> What to work on:
Starting with the first line and ending with the line that holds "v in x_ticks]", repeat the material exactly.

################

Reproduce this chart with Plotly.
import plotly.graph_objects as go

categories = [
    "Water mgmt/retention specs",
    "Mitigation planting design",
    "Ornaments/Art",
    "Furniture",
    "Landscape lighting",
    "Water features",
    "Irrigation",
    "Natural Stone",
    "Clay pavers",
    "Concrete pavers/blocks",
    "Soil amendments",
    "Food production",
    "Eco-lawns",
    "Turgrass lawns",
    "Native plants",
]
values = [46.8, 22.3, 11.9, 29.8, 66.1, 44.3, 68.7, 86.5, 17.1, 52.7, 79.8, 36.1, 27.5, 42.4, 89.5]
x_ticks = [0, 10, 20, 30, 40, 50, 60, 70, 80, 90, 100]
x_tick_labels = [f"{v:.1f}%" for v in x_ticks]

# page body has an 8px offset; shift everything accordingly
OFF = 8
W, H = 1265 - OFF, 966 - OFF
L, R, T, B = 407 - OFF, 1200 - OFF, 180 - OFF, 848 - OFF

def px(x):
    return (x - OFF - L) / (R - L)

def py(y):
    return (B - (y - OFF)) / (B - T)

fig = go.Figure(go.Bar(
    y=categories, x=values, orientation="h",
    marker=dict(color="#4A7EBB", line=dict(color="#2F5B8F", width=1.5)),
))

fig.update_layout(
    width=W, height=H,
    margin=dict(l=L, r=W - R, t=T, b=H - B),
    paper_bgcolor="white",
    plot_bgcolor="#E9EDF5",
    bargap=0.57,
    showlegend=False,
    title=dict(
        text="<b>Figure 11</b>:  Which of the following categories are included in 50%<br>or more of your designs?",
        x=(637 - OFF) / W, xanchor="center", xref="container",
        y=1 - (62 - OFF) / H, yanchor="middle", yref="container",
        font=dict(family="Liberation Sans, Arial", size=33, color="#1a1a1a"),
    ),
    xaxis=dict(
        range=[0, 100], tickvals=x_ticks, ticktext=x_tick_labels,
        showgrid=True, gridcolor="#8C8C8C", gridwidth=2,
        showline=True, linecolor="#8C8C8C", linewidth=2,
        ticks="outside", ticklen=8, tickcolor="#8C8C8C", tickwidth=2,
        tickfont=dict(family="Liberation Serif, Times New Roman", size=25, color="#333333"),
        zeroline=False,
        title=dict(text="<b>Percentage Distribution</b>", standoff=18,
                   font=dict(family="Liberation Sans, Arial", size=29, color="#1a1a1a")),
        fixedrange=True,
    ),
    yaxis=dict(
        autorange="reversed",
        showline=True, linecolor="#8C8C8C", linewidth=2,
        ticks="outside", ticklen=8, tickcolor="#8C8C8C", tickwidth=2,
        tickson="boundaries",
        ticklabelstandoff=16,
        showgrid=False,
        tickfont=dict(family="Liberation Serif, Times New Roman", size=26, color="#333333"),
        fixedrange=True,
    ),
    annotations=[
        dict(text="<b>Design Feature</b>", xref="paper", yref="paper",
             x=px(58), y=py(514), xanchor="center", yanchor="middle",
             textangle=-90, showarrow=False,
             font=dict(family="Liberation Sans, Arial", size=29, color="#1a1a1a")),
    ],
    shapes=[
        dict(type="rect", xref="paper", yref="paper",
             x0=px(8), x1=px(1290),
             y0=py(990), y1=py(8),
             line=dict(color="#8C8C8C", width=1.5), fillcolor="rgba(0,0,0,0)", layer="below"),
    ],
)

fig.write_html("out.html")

################

> Final answer:
Reproduce this chart with Plotly.
import plotly.graph_objects as go

categories = [
    "Water mgmt/retention specs",
    "Mitigation planting design",
    "Ornaments/Art",
    "Furniture",
    "Landscape lighting",
    "Water features",
    "Irrigation",
    "Natural Stone",
    "Clay pavers",
    "Concrete pavers/blocks",
    "Soil amendments",
    "Food production",
    "Eco-lawns",
    "Turgrass lawns",
    "Native plants",
]
values = [46.8, 22.3, 11.9, 29.8, 66.1, 44.3, 68.7, 86.5, 17.1, 52.7, 79.8, 36.1, 27.5, 42.4, 89.5]
x_ticks = [0, 10, 20, 30, 40, 50, 60, 70, 80, 90, 100]
x_tick_labels = [f"{v:.1f}%" for v in x_ticks]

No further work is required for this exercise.